Happiness is the byproduct of a healthy lifestyle. I defiantly have some down moments, don’t misunderstand, but I can usually trace them back to something I ate or something I thought. Sometimes the sadness simply comes from being aware of injustice and pain in the world. That’s why service is so important to a joyful life. But again, that’s for another day.

Meanwhile, I don’t spend a lot of time wishing I had more money or stuff or that I was doing something else. I love my life. I am grateful every day for what I have been freely given. I have a job I love and the rest of my time is spent productively. I don’t watch a lot of television, eat cookies or worry about much of anything. But all of that has come slowly over many years of wanting more out of life than I see most people expecting or getting or being willing to work for.

I have trusted friendships and a healthy relationship. I am able to keep my heart open most of the time – I am working on making that all of the time, but I will not say that’s easy.

I don’t drink, smoke or ingest mood-altering chemicals of any kind.

Please understand I don’t say any of this as bragging. I say it because I have done all those things and felt really bad for years. Who knew? I thought everybody felt that way.

I don’t do those things anymore, or a lot of other things that we all know are deadly at worst and energy suckers at best, and at 65 years old I can say, I have never felt better in my life.

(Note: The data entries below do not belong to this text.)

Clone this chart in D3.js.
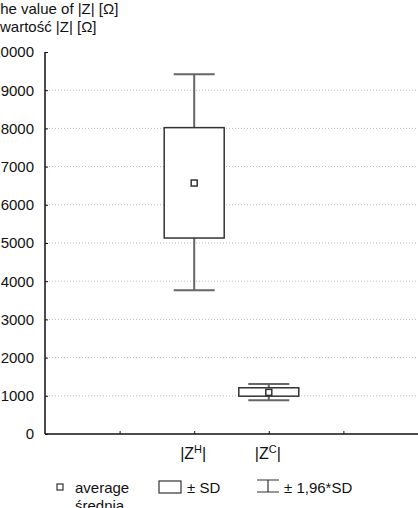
<!DOCTYPE html>
<html>
<head>
	<meta charset="utf-8">
	<script src="https://cdn.jsdelivr.net/npm/d3@7"></script>
	<style>
		body { margin: 0; background: white; }
		svg { font-family: "Liberation Sans", Arial, sans-serif; }
		.grid line { stroke: #bbb; stroke-dasharray: 1,2; }
	</style>
</head>
<body>
	<svg></svg>
	<script>
		// values
		var categories = ["H", "C"];
		var positions = [2, 3];
		var means = [6570, 1090];
		var boxLow = [5130, 990];
		var boxHigh = [8020, 1210];
		var whiskLow = [3760, 885];
		var whiskHigh = [9420, 1310];
		var yTicks = [0, 1000, 2000, 3000, 4000, 5000, 6000, 7000, 8000, 9000, 10000];

		var width = 418, height = 508;
		var margins = { left: 45, right: 0, top: 52, bottom: 74 };

		var svg = d3.select("svg")
			.attr("width", width)
			.attr("height", height);

		var x = d3.scaleLinear().domain([0, 5]).range([margins.left, width - margins.right]);
		var y = d3.scaleLinear().domain([0, 10000]).range([height - margins.bottom, margins.top]);

		// grid
		svg.append("g").attr("class", "grid")
			.selectAll("line")
			.data(yTicks.filter(d => d > 0 && d < 10000))
			.enter().append("line")
			.attr("x1", margins.left + 1).attr("x2", width)
			.attr("y1", d => y(d)).attr("y2", d => y(d));

		// y axis
		var yAxis = svg.append("g")
			.attr("transform", "translate(" + margins.left + ",0)")
			.call(d3.axisLeft(y).tickValues(yTicks).tickSize(-3).tickPadding(11).tickFormat(d3.format("d")));
		yAxis.select(".domain").attr("stroke", "#111").attr("stroke-width", 1.5).attr("d", "M0," + y(10000) + "V" + y(0));
		yAxis.selectAll(".tick line").attr("stroke", "#111");
		yAxis.selectAll("text").attr("font-size", 15).attr("fill", "#111").attr("font-family", "Liberation Sans, Arial, sans-serif");

		// x axis
		var xAxis = svg.append("g")
			.attr("transform", "translate(0," + y(0) + ")")
			.call(d3.axisBottom(x).tickValues([1, 2, 3, 4]).tickSize(-3).tickFormat(""));
		xAxis.select(".domain").attr("stroke", "#111").attr("stroke-width", 1.5).attr("d", "M" + margins.left + ",0H" + width);
		xAxis.selectAll(".tick line").attr("stroke", "#111");

		// category labels
		var labels = svg.append("g").selectAll("text")
			.data(categories)
			.enter().append("text")
			.attr("x", (d, i) => x(positions[i]) - 1)
			.attr("y", y(0) + 25)
			.attr("text-anchor", "middle")
			.attr("font-size", 16)
			.attr("fill", "#111");
		labels.append("tspan").text("|Z");
		labels.append("tspan").attr("dy", -6).attr("font-size", 11).text(d => d);
		labels.append("tspan").attr("dy", 6).text("|");

		// boxes
		var boxW = 60, capW = 41, markS = 6;
		var g = svg.append("g").selectAll("g")
			.data(categories)
			.enter().append("g");

		g.append("line")
			.attr("x1", (d, i) => x(positions[i])).attr("x2", (d, i) => x(positions[i]))
			.attr("y1", (d, i) => y(whiskHigh[i])).attr("y2", (d, i) => y(whiskLow[i]))
			.attr("stroke", "#666").attr("stroke-width", 2);
		g.append("line")
			.attr("x1", (d, i) => x(positions[i]) - capW / 2).attr("x2", (d, i) => x(positions[i]) + capW / 2)
			.attr("y1", (d, i) => y(whiskHigh[i])).attr("y2", (d, i) => y(whiskHigh[i]))
			.attr("stroke", "#666").attr("stroke-width", 2);
		g.append("line")
			.attr("x1", (d, i) => x(positions[i]) - capW / 2).attr("x2", (d, i) => x(positions[i]) + capW / 2)
			.attr("y1", (d, i) => y(whiskLow[i])).attr("y2", (d, i) => y(whiskLow[i]))
			.attr("stroke", "#666").attr("stroke-width", 2);
		g.append("rect")
			.attr("x", (d, i) => x(positions[i]) - boxW / 2)
			.attr("width", boxW)
			.attr("y", (d, i) => y(boxHigh[i]))
			.attr("height", (d, i) => y(boxLow[i]) - y(boxHigh[i]))
			.attr("fill", "white").attr("stroke", "#333").attr("stroke-width", 1.5);
		g.append("rect")
			.attr("x", (d, i) => x(positions[i]) - markS / 2)
			.attr("y", (d, i) => y(means[i]) - markS / 2)
			.attr("width", markS).attr("height", markS)
			.attr("fill", "white").attr("stroke", "#333").attr("stroke-width", 1.5);

		// y title (cut off at left like the original)
		svg.append("text").attr("x", -9).attr("y", 14).attr("font-size", 15).attr("fill", "#111").text("The value of |Z| [Ω]");
		svg.append("text").attr("x", 0).attr("y", 32).attr("font-size", 15).attr("fill", "#111").text("wartość |Z| [Ω]");

		// legend
		var leg = svg.append("g").attr("font-size", 15).attr("fill", "#111");
		leg.append("rect").attr("x", 57).attr("y", 484).attr("width", 6).attr("height", 6)
			.attr("fill", "white").attr("stroke", "#333").attr("stroke-width", 1.2);
		leg.append("text").attr("x", 75).attr("y", 493).text("average");
		leg.append("text").attr("x", 75).attr("y", 511).text("średnia");
		leg.append("rect").attr("x", 159).attr("y", 481).attr("width", 22).attr("height", 12)
			.attr("fill", "white").attr("stroke", "#333").attr("stroke-width", 1.2);
		leg.append("text").attr("x", 187).attr("y", 493).text("± SD");
		leg.append("path").attr("d", "M257,480H279M268,480V492M257,492H279")
			.attr("fill", "none").attr("stroke", "#333").attr("stroke-width", 1.2);
		leg.append("text").attr("x", 284).attr("y", 493).text("± 1,96*SD");
	</script>
</body>
</html>
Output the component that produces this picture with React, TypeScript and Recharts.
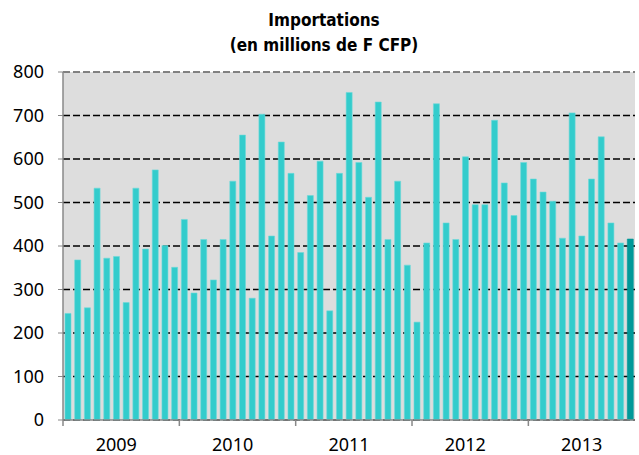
import React from 'react';
import { BarChart, Bar, XAxis, YAxis, CartesianGrid, ReferenceLine, Cell } from 'recharts';

const years = ['2009', '2010', '2011', '2012', '2013'];

// monthly imports, Jan 2009 -> Nov 2013
const imports2009 = [245, 368, 258, 533, 372, 376, 270, 533, 393, 575, 401, 351];
const imports2010 = [461, 292, 415, 322, 415, 549, 655, 280, 703, 423, 639, 567];
const imports2011 = [385, 516, 595, 251, 567, 753, 592, 512, 731, 415, 549, 356];
const imports2012 = [225, 407, 727, 453, 415, 605, 495, 495, 689, 545, 470, 592];
const imports2013 = [554, 524, 503, 418, 706, 423, 554, 651, 453, 407, 416];

const yTicks = [0, 100, 200, 300, 400, 500, 600, 700, 800];

const allValues = [...imports2009, ...imports2010, ...imports2011, ...imports2012, ...imports2013];
const data = allValues.map((value, i) => ({
  idx: i,
  year: years[Math.floor(i / 12)],
  month: i % 12,
  value,
}));

const tickFont = "'Noto Sans', 'Open Sans', sans-serif";

const YearTick = (props: any) => {
  const { x, y, payload } = props;
  const row = data[payload.value];
  if (!row) return null;
  const half = payload.offset || 0;
  return (
    <g>
      {row.month === 0 && (
        <line x1={x - half} x2={x - half} y1={y} y2={y + 6} stroke="#888" strokeWidth={1.5} />
      )}
      {row.month === 5 && (
        <text x={x} y={y + 31} textAnchor="middle" fontSize={18} fontFamily={tickFont} fill="#000">
          {row.year}
        </text>
      )}
    </g>
  );
};

export default function App() {
  return (
    <div style={{ position: 'absolute', left: 0, top: 0, width: 639, height: 455, background: '#fff' }}>
      <div
        style={{
          position: 'absolute',
          left: 0,
          top: 8,
          width: 648,
          textAlign: 'center',
          fontFamily: "'DejaVu Sans Condensed', 'DejaVu Sans', sans-serif",
          fontStretch: 'condensed',
          fontWeight: 'bold',
          fontSize: 17,
          lineHeight: '25px',
          color: '#000',
        }}
      >
        Importations
        <br />
        (en millions de F CFP)
      </div>
      <BarChart
        width={639}
        height={455}
        data={data}
        margin={{ top: 72, right: 4, left: 0, bottom: 5 }}
      >
        <CartesianGrid vertical={false} stroke="#000" strokeWidth={1.4} strokeDasharray="7 3" fill="#DDDDDD" />
        <ReferenceLine y={800} stroke="#999" strokeWidth={1.4} strokeDasharray="7 3" />
        <XAxis
          dataKey="idx"
          interval={0}
          tickLine={false}
          tickSize={0}
          tickMargin={0}
          height={30}
          axisLine={{ stroke: '#888', strokeWidth: 1.5 }}
          tick={<YearTick />}
        />
        <YAxis
          domain={[0, 800]}
          ticks={yTicks}
          width={63}
          tickSize={5}
          tickMargin={14}
          axisLine={{ stroke: '#888', strokeWidth: 1.5 }}
          tickLine={{ stroke: '#888' }}
          tick={{ fill: '#000', fontSize: 18, fontFamily: tickFont }}
        />
        <Bar dataKey="value" barSize={6} fill="#33CCCC" isAnimationActive={false}>
          {data.map((d, i) => (
            <Cell
              key={i}
              fill={i === data.length - 1 ? '#009999' : '#33CCCC'}
              stroke={i === data.length - 1 ? '#009999' : '#6BDADA'}
              strokeWidth={0.6}
            />
          ))}
        </Bar>
      </BarChart>
    </div>
  );
}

I was not always “this way.” I was a negative individual. There was always something wrong.

Thirty years or so ago, a dear friend asked me the simple, “how are you.” I replied, “Good, except…”

Before I could continue she said, “why don’t you stop with good,” and she turned and walked away.

I was jolted by her directness and have been unceasingly grateful for it ever since. It was a turning point, a time to look at how my thinking and attitude were handing me misery daily.

Some years later I established a pattern of responding the “how are you” with “great! I may as well be; it’s my life.”

Today, it’s just, “Great! These are the best years of my life.” And I mean it.